### TO DO
The line holding "(16,785) -- cycle;" is the last one to output; start at the first line of the data, keep every line in between exactly, and leave out pictures.

* BEGIN LISTED ENTRIES *

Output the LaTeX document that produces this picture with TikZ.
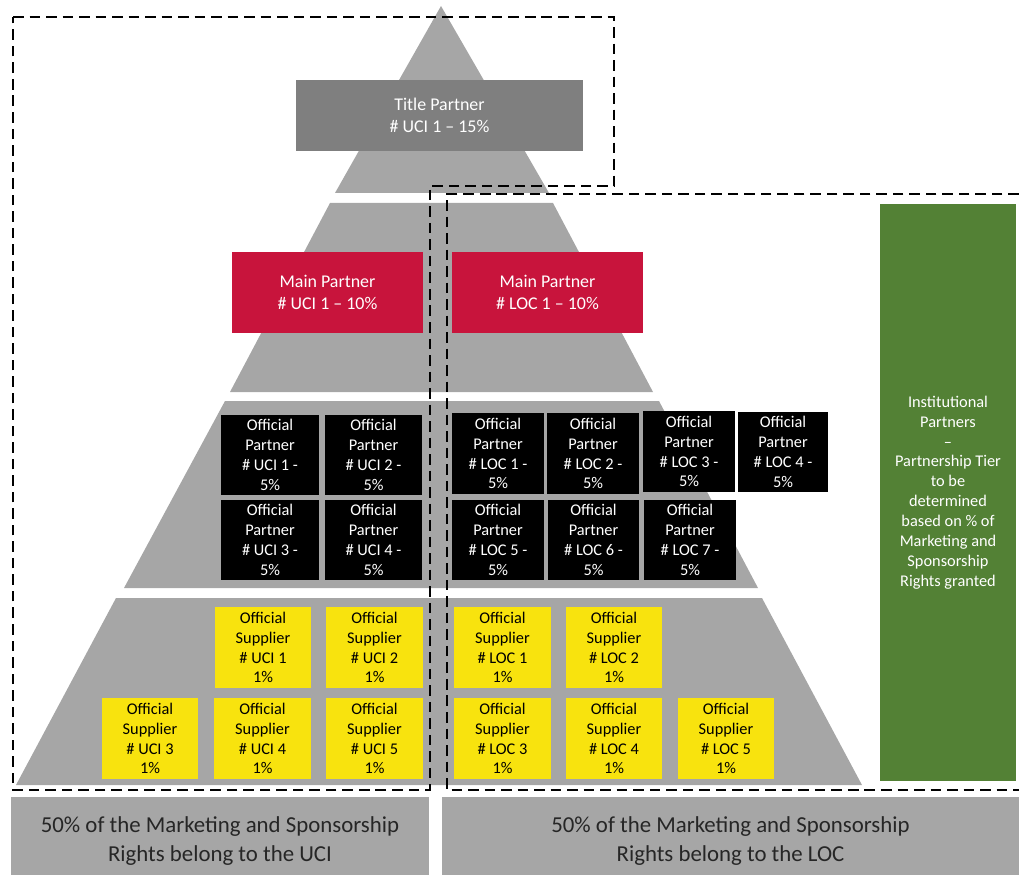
\documentclass[tikz,border=0pt]{standalone}
\usepackage{fontspec}
\setmainfont{Carlito}
\definecolor{pyrgray}{HTML}{A6A6A6}
\definecolor{titlegray}{HTML}{7F7F7F}
\definecolor{mainred}{HTML}{C8143C}
\definecolor{supyellow}{HTML}{F8E30E}
\definecolor{instgreen}{HTML}{538135}
\definecolor{sharetext}{HTML}{262626}
\begin{document}
\begin{tikzpicture}[x=0.02cm, y=-0.02cm,
    txt/.style={font=\fontsize{9.3}{11.3}\selectfont, align=center, inner sep=0pt},
    title/.style={fill=titlegray, text=white, font=\fontsize{10.2}{12.5}\selectfont, align=center, inner sep=0pt, minimum width=5.74cm, minimum height=1.42cm},
    main/.style={fill=mainred, text=white, font=\fontsize{10.2}{12.5}\selectfont, align=center, inner sep=0pt, minimum width=3.82cm, minimum height=1.62cm},
    partner/.style={txt, fill=black, text=white, minimum width=1.84cm, minimum height=1.62cm},
    supplier/.style={txt, fill=supyellow, text=black, minimum width=1.94cm, minimum height=1.62cm},
    inst/.style={txt, fill=instgreen, text=white, minimum width=2.72cm, minimum height=11.54cm},
    share/.style={fill=pyrgray, text=sharetext, font=\fontsize{13}{16.5}\selectfont, align=center, inner sep=0pt, minimum height=1.76cm},
    split/.style={line width=1.4pt, dash pattern=on 6pt off 3.4pt}]
    \useasboundingbox (0,0) rectangle (1019,875);

    % pyramid tiers
    \fill[pyrgray] (441,6) -- (549,193) -- (335,193) -- cycle;
    \fill[pyrgray] (330,203) -- (553,203) -- (653,392) -- (230,392) -- cycle;
    \fill[pyrgray] (225,401) -- (659,401) -- (758,588) -- (124,588) -- cycle;
    \fill[pyrgray] (116,598) -- (762,598) -- (862,785) -- (16,785) -- cycle;

    \node[title] (tp) at (439.5,115.5) {Title Partner\\\# UCI 1 – 15\%};
    \node[main] (mu) at (327.5,292.5) {Main Partner\\\# UCI 1 – 10\%};
    \node[main] (ml) at (547.5,292.5) {Main Partner\\\# LOC 1 – 10\%};

    \node[partner, minimum width=1.96cm] (pu1) at (270,455) {Official\\Partner\\\# UCI 1 -\\5\%};
    \node[partner, minimum width=1.96cm] (pu2) at (373.5,455) {Official\\Partner\\\# UCI 2 -\\5\%};
    \node[partner, minimum width=1.96cm] (pu3) at (270,540) {Official\\Partner\\\# UCI 3 -\\5\%};
    \node[partner, minimum width=1.96cm] (pu4) at (373.5,540) {Official\\Partner\\\# UCI 4 -\\5\%};
    \node[partner] (pl1) at (498,453.5) {Official\\Partner\\\# LOC 1 -\\5\%};
    \node[partner] (pl2) at (593,453.5) {Official\\Partner\\\# LOC 2 -\\5\%};
    \node[partner] (pl3) at (689,451.5) {Official\\Partner\\\# LOC 3 -\\5\%};
    \node[partner, minimum width=1.8cm] (pl4) at (783,452) {Official\\Partner\\\# LOC 4 -\\5\%};
    \node[partner] (pl5) at (498,540) {Official\\Partner\\\# LOC 5 -\\5\%};
    \node[partner] (pl6) at (593.5,540) {Official\\Partner\\\# LOC 6 -\\5\%};
    \node[partner] (pl7) at (690,540) {Official\\Partner\\\# LOC 7 -\\5\%};

    \node[supplier] (su1) at (263,647.5) {Official\\Supplier\\\# UCI 1\\1\%};
    \node[supplier] (su2) at (374.5,647.5) {Official\\Supplier\\\# UCI 2\\1\%};
    \node[supplier] (sl1) at (502.5,647.5) {Official\\Supplier\\\# LOC 1\\1\%};
    \node[supplier] (sl2) at (614,647.5) {Official\\Supplier\\\# LOC 2\\1\%};
    \node[supplier] (su3) at (150,738.5) {Official\\Supplier\\\# UCI 3\\1\%};
    \node[supplier] (su4) at (262.5,738.5) {Official\\Supplier\\\# UCI 4\\1\%};
    \node[supplier] (su5) at (374.5,738.5) {Official\\Supplier\\\# UCI 5\\1\%};
    \node[supplier] (sl3) at (502.5,738.5) {Official\\Supplier\\\# LOC 3\\1\%};
    \node[supplier] (sl4) at (614,738.5) {Official\\Supplier\\\# LOC 4\\1\%};
    \node[supplier] (sl5) at (726,738.5) {Official\\Supplier\\\# LOC 5\\1\%};

    \node[inst] (ip) at (948,492.5) {Institutional\\Partners\\–\\Partnership Tier\\to be\\determined\\based on \% of\\Marketing and\\Sponsorship\\Rights granted};

    \node[share, minimum width=8.36cm] (ru) at (220,841) {50\% of the Marketing and Sponsorship\\Rights belong to the UCI};
    \node[share, minimum width=11.54cm] (rl) at (730.5,841) {50\% of the Marketing and Sponsorship\\Rights belong to the LOC};

    % rights split
    \draw[split] (13,17) -- (614,17) -- (614,186) -- (430,186) -- (430,790) -- (13,790) -- cycle;
    \draw[split] (1019,194) -- (447,194) -- (447,790) -- (1019,790);
\end{tikzpicture}
\end{document}
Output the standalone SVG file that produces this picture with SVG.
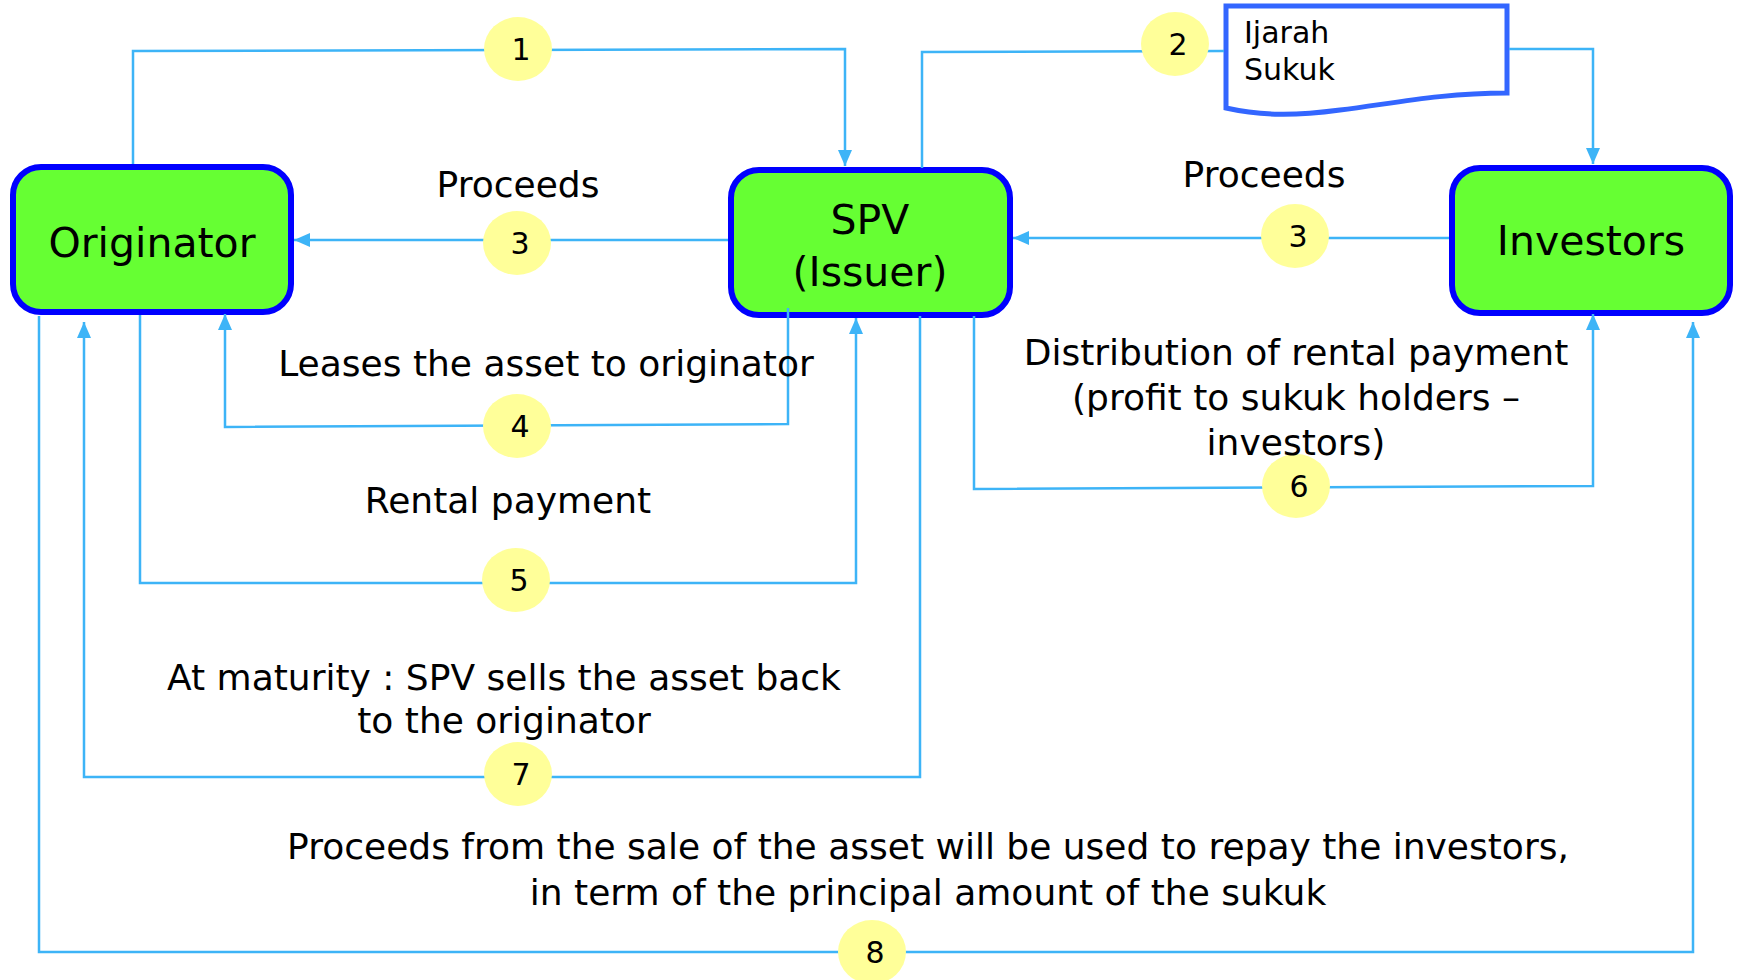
<svg xmlns="http://www.w3.org/2000/svg" width="1737" height="980" viewBox="0 0 1737 980">
<style>
.node{fill:#66FF33;stroke:#0000FF;stroke-width:6}
.nt{font-family:"DejaVu Sans",sans-serif;font-size:41px;fill:#000;text-anchor:middle}
.c{fill:none;stroke:#3DB4F7;stroke-width:2.5}
.bub{fill:#FFFF99}
.num{font-family:"DejaVu Sans",sans-serif;font-size:30px;fill:#000;text-anchor:middle}
.lbl{font-family:"DejaVu Sans",sans-serif;font-size:36px;fill:#000;text-anchor:middle}
.doc{fill:#fff;stroke:#3366FF;stroke-width:5}
.dt{font-family:"DejaVu Sans",sans-serif;font-size:30px;fill:#000}
</style>
<defs>
<marker id="ah" viewBox="0 0 16 14" refX="16" refY="7" markerWidth="16" markerHeight="14" markerUnits="userSpaceOnUse" orient="auto">
<path d="M0,0 L16,7 L0,14 z" fill="#3DB4F7"/>
</marker>
</defs>
<rect width="1737" height="980" fill="#fff"/>
<g id="originator">
<rect class="node" x="13" y="167" width="278" height="145" rx="28"/>
<text class="nt" x="152" y="257" font-size="42">Originator</text>
</g>
<g id="spv">
<rect class="node" x="731" y="170" width="279" height="145" rx="28"/>
<text class="nt" x="870" y="234">SPV</text>
<text class="nt" x="870" y="286">(Issuer)</text>
</g>
<g id="investors">
<rect class="node" x="1452" y="168" width="278" height="145" rx="28"/>
<text class="nt" x="1591" y="255">Investors</text>
</g>
<g id="ijarah-sukuk">
<path class="doc" d="M1226,6 H1507 V93 C1440,93 1390,104 1340,110 C1295,116 1262,116 1226,108 Z"/>
<text class="dt" x="1244" y="43">Ijarah</text>
<text class="dt" x="1244" y="80">Sukuk</text>
</g>
<g id="connectors">
<polyline class="c" points="133,164 133,51 845,49 845,166" marker-end="url(#ah)"/>
<polyline class="c" points="922,168 922,52 1224,51"/>
<polyline class="c" points="1509,49 1593,49 1593,164" marker-end="url(#ah)"/>
<polyline class="c" points="728,240 294,240" marker-end="url(#ah)"/>
<polyline class="c" points="1449,238 1013,238" marker-end="url(#ah)"/>
<polyline class="c" points="788,308 788,424 225,427 225,314" marker-end="url(#ah)"/>
<polyline class="c" points="140,315 140,583 856,583 856,318" marker-end="url(#ah)"/>
<polyline class="c" points="974,316 974,489 1593,486 1593,314" marker-end="url(#ah)"/>
<polyline class="c" points="920,316 920,777 84,777 84,322" marker-end="url(#ah)"/>
<polyline class="c" points="39,316 39,952 1693,952 1693,322" marker-end="url(#ah)"/>
</g>
<g id="steps">
<ellipse class="bub" cx="518" cy="49" rx="34" ry="32"/><text class="num" x="521" y="60">1</text>
<ellipse class="bub" cx="1175" cy="44" rx="34" ry="32"/><text class="num" x="1178" y="55">2</text>
<ellipse class="bub" cx="517" cy="243" rx="34" ry="32"/><text class="num" x="520" y="254">3</text>
<ellipse class="bub" cx="1295" cy="236" rx="34" ry="32"/><text class="num" x="1298" y="247">3</text>
<ellipse class="bub" cx="517" cy="426" rx="34" ry="32"/><text class="num" x="520" y="437">4</text>
<ellipse class="bub" cx="516" cy="580" rx="34" ry="32"/><text class="num" x="519" y="591">5</text>
<ellipse class="bub" cx="1296" cy="486" rx="34" ry="32"/><text class="num" x="1299" y="497">6</text>
<ellipse class="bub" cx="518" cy="774" rx="34" ry="32"/><text class="num" x="521" y="785">7</text>
<ellipse class="bub" cx="872" cy="952" rx="34" ry="32"/><text class="num" x="875" y="963">8</text>
</g>
<g id="labels">
<text class="lbl" x="518" y="197">Proceeds</text>
<text class="lbl" x="1264" y="187">Proceeds</text>
<text class="lbl" x="546" y="376">Leases the asset to originator</text>
<text class="lbl" x="508" y="513">Rental payment</text>
<text class="lbl" x="1296" y="365">Distribution of rental payment</text>
<text class="lbl" x="1296" y="410">(profit to sukuk holders –</text>
<text class="lbl" x="1296" y="455">investors)</text>
<text class="lbl" x="504" y="690">At maturity : SPV sells the asset back</text>
<text class="lbl" x="504" y="733">to the originator</text>
<text class="lbl" x="928" y="859">Proceeds from the sale of the asset will be used to repay the investors,</text>
<text class="lbl" x="928" y="905">in term of the principal amount of the sukuk</text>
</g>
</svg>
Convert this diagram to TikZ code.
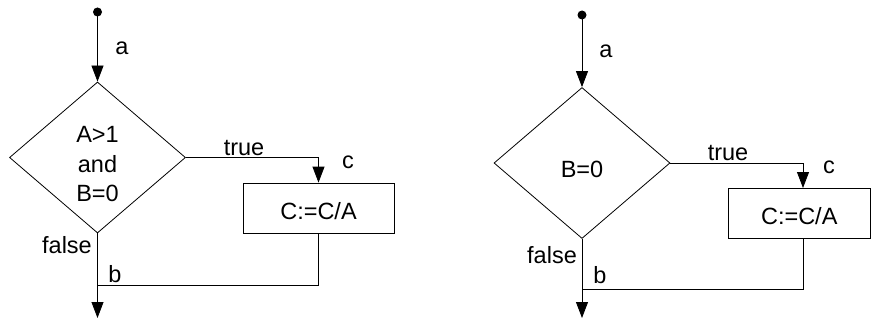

* END LISTED ENTRIES *

### THE ANSWER
Output the LaTeX document that produces this picture with TikZ.
\documentclass[tikz,border=0pt]{standalone}
\usepackage{fontspec}
\setmainfont{Carlito}
\definecolor{pyrgray}{HTML}{A6A6A6}
\definecolor{titlegray}{HTML}{7F7F7F}
\definecolor{mainred}{HTML}{C8143C}
\definecolor{supyellow}{HTML}{F8E30E}
\definecolor{instgreen}{HTML}{538135}
\definecolor{sharetext}{HTML}{262626}
\begin{document}
\begin{tikzpicture}[x=0.02cm, y=-0.02cm,
    txt/.style={font=\fontsize{9.3}{11.3}\selectfont, align=center, inner sep=0pt},
    title/.style={fill=titlegray, text=white, font=\fontsize{10.2}{12.5}\selectfont, align=center, inner sep=0pt, minimum width=5.74cm, minimum height=1.42cm},
    main/.style={fill=mainred, text=white, font=\fontsize{10.2}{12.5}\selectfont, align=center, inner sep=0pt, minimum width=3.82cm, minimum height=1.62cm},
    partner/.style={txt, fill=black, text=white, minimum width=1.84cm, minimum height=1.62cm},
    supplier/.style={txt, fill=supyellow, text=black, minimum width=1.94cm, minimum height=1.62cm},
    inst/.style={txt, fill=instgreen, text=white, minimum width=2.72cm, minimum height=11.54cm},
    share/.style={fill=pyrgray, text=sharetext, font=\fontsize{13}{16.5}\selectfont, align=center, inner sep=0pt, minimum height=1.76cm},
    split/.style={line width=1.4pt, dash pattern=on 6pt off 3.4pt}]
    \useasboundingbox (0,0) rectangle (1019,875);

    % pyramid tiers
    \fill[pyrgray] (441,6) -- (549,193) -- (335,193) -- cycle;
    \fill[pyrgray] (330,203) -- (553,203) -- (653,392) -- (230,392) -- cycle;
    \fill[pyrgray] (225,401) -- (659,401) -- (758,588) -- (124,588) -- cycle;
    \fill[pyrgray] (116,598) -- (762,598) -- (862,785) -- (16,785) -- cycle;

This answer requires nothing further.